We know that $\operatorname{cosec}\theta =\dfrac{1}{\sin \theta }$
By substituting the value of $\sin \theta =\dfrac{3}{5}$, we get,
$\operatorname{cosec}\theta =\dfrac{1}{\left( \dfrac{3}{5} \right)}$
$\operatorname{cosec}\theta =\dfrac{5}{3}$
We know that ${{\sin }^{2}}\theta +{{\cos }^{2}}\theta =1$.
By substituting $\sin \theta =\dfrac{3}{5}$, we get,
${{\left( \dfrac{3}{5} \right)}^{2}}+{{\cos }^{2}}\theta =1$
${{\cos }^{2}}\theta =1-{{\left( \dfrac{3}{5} \right)}^{2}}$
${{\cos }^{2}}\theta =1-\dfrac{9}{25}$
${{\cos }^{2}}\theta =\dfrac{16}{25}$
$\cos \theta =\sqrt{\dfrac{16}{25}}$
$\cos \theta =\pm \dfrac{4}{5}$
Here, we take $\cos \theta =\dfrac{4}{5}$ because in the first quadrant all the trigonometric ratios are positive. We know that $\tan \theta =\dfrac{\sin \theta }{\cos \theta }$. So, by substituting $\sin \theta =\dfrac{3}{5}$ and $\cos \theta =\dfrac{4}{5}$, we get,
$\tan \theta =\dfrac{\dfrac{3}{5}}{\dfrac{4}{5}}$
$\tan \theta =\dfrac{3}{4}$
We also know that $\sec \theta =\dfrac{1}{\cos \theta }$
By substituting $\cos \theta =\dfrac{4}{5}$, we get,
$\sec \theta =\dfrac{1}{\dfrac{4}{5}}=\dfrac{5}{4}$
We know that $\cot \theta =\dfrac{1}{\tan \theta }$. By substituting the value of $\tan \theta =\dfrac{3}{4}$, we get,
$\cot \theta =\dfrac{1}{\dfrac{3}{4}}=\dfrac{4}{3}$
So, if $\sin \theta =\dfrac{3}{5}$ and $\theta$ is in the first quadrant, the other 5 values we get as,
$\cos \theta =\dfrac{4}{5}$
$\sec \theta =\dfrac{5}{4}$
$\operatorname{cosec}\theta =\dfrac{5}{3}$
$\cot \theta =\dfrac{4}{3}$
$\tan \theta =\dfrac{3}{4}$

Note: In this question, we can also find the value of the magnitude of all the trigonometric ratios by constructing a triangle and using $\sin \theta =\dfrac{3}{5}$ in this way.

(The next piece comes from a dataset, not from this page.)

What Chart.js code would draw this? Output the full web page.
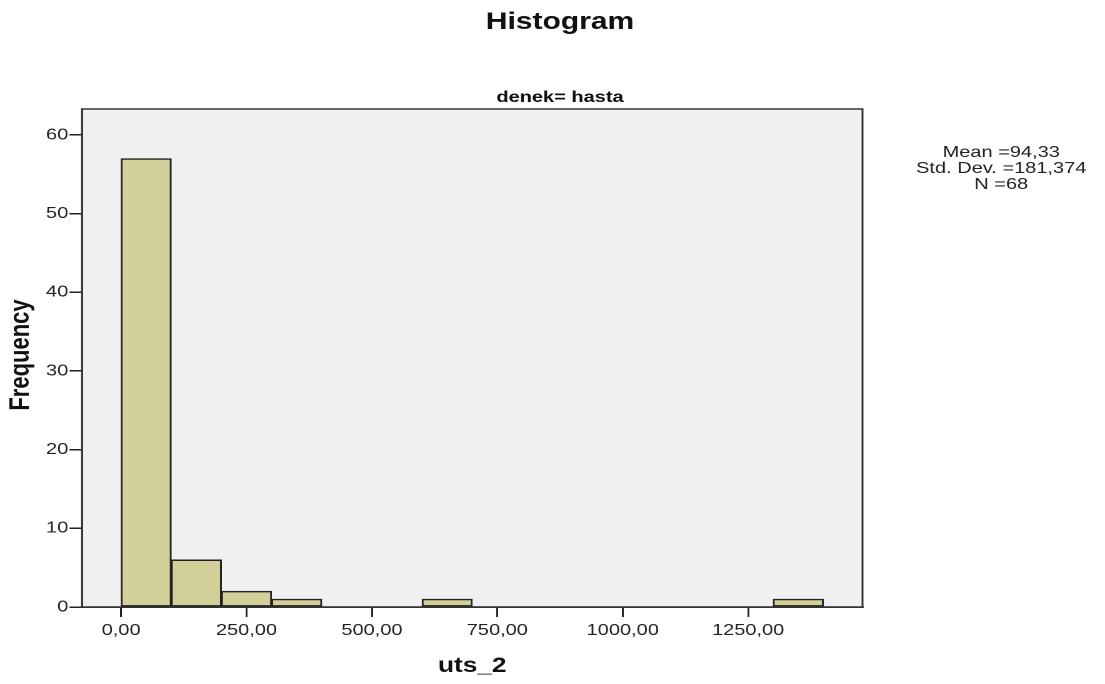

$\sin \theta =\dfrac{\text{perpendicular}}{\text{hypotenuse}}=\dfrac{3}{5}=\dfrac{AB}{AC}$

From Pythagoras theorem, we get, CB = 4x.
Now, $\cos \theta =\dfrac{\text{Base}}{\text{Hypotenuse}}=\dfrac{4x}{5x}=\dfrac{4}{5}$
$\tan \theta =\dfrac{AB}{BC}=\dfrac{3x}{4x}=\dfrac{3}{4}$
Similarly, we can find all the other trigonometric ratios.